Un servizio del Tg La7 riapre l’ipotesi della pista familiare in merito al caso di Emanuela Orlandi. Spunta il nome di uno zio della 15enne scomparsa il 22 giugno 1983, Mario Meneguzzi, che all’epoca gestiva il bar alla Camera dei Deputati. L’uomo, marito della zia paterna della ragazza Lucia Orlandi, è deceduto da tempo, ma una vecchia lettera del Vaticano riporta il suo nome alla cronaca. La sorella maggiore di Emanuela, avrebbe confidato a un sacerdote – poco dopo la scomparsa dell’adolescente romana – di essere stata molestata da Meneguzzi. Pietro Orlandi, il fratello di Emanuela che ha dedicato la vita alla ricerca della verità, contesta la ricostruzione: “Vergogna, scaricano tutto sulla famiglia”.
Emanuela Orlandi, 40 anni di misteri
Emanuela Orlandi, figlia di un alto dipendente del Vaticano, scomparve in circostanze misteriose il 22 giugno 1983 dopo essere uscita da una scuola di musica nel centro di Roma. Un mistero che dura da 40 anni su cui si è indagato senza esito e intorno al quale sono state fatte le ricostruzioni più diverse.
La lettera dell’ex segretario di Stato Vaticano
In un servizio trasmesso in esclusiva dal Tg La7, si parla di una lettera dell’allora segretario di Stato Vaticano, Agostino Casaroli, che potrebbe riaprire la “pista familiare” intorno alla sparizione di Emanuela.
Alcuni mesi dopo la scomparsa della ragazza, Casaroli scrisse, in via riservata, un messaggio per posta diplomatica a un sacerdote sudamericano inviato in Colombia da Giovanni Paolo II, che era stato in passato consigliere spirituale e confessore degli Orlandi. La missiva – sempre secondo quanto afferma il servizio – sollecitata da ambienti investigativi romani, puntava a chiarire se il religioso fosse a conoscenza del fatto che Mario Meneguzzi – marito della zia paterna della giovane scomparsa – avesse molestato la sorella maggiore di Emanuela, Natalina.

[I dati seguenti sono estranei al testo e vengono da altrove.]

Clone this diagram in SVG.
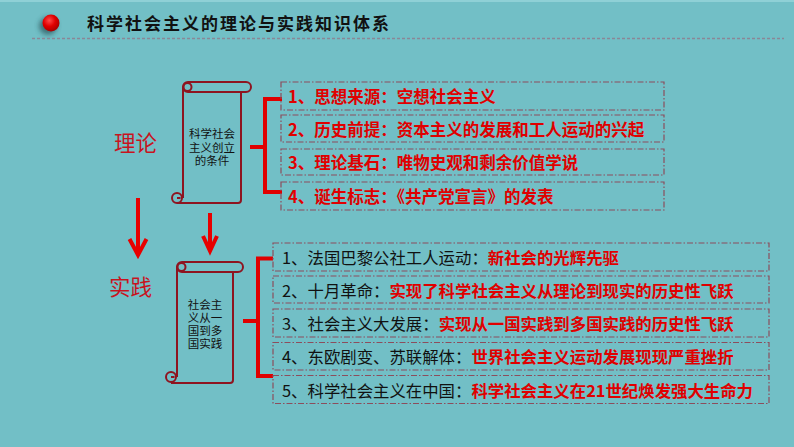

Una domanda a cui il religioso rispose in maniera affermativa.
Nella risposta al cardinal Casaroli, afferma ancora il servizio trasmesso nel Tg La7, il religioso aggiungeva anche che la sorella maggiore di Emanuela confidò di aver paura: le era stato intimato di tacere oppure avrebbe perso il lavoro alla Camera dei Deputati dove Meneguzzi, che gestiva il bar, la aveva fatta assumere qualche tempo prima.
Le lettere al vaglio degli inquirenti
Le lettere sono ora finite all’attenzione del promotore di giustizia e ai pm di Roma che da alcuni mesi hanno avviato indagini sulla scomparsa. I titolari dei procedimenti hanno effettuato un raffronto tra il volto di Mario Meneguzzi e l`identikit tracciato dal vigile e dal poliziotto che riferirono di aver visto, la sera della scomparsa, un uomo che parlava con Emanuela appena uscita dalla scuola di musica vicino al Senato. Chi indaga, sempre secondo quanto si afferma nel servizio, ha dunque ripreso in mano tutte le carte della prima inchiesta e sta mettendo a confronto le dichiarazioni della sorella di Emanuela, che in un verbale presente nei documenti delle vecchie indagini raccontò degli abusi, con una serie di atti per capire perché all’epoca dei fatti la pista “familiare” non venne approfondita.
Pietro Orlandi: “Hanno superato il limite”.
Pietro Orlandi affida a Facebook la sua amarezza: “Oggi ho capito che sono delle carogne. Hanno deciso di scaricare tutto sulla famiglia, senza vergogna, senza vergogna, mi fanno schifo”. E sul suo profilo, il fratello della ragazza scomparsa annuncia una conferenza stampa .
Il legale: “Carte sullo zio non sono una novità”
“Di questa vicenda si era già occupata la magistratura italiana nei primi anni Ottanta senza arrivare ad alcun esito. Spero che queste non siano le uniche carte, che non sono affatto una novità, che la procura Vaticana ha inviato alla procura di Roma”. Lo ha affermato il difensore di Pietro Orlandi, l’avvocato Laura Sgrò, in relazione a quanto reso noto dal tg La7.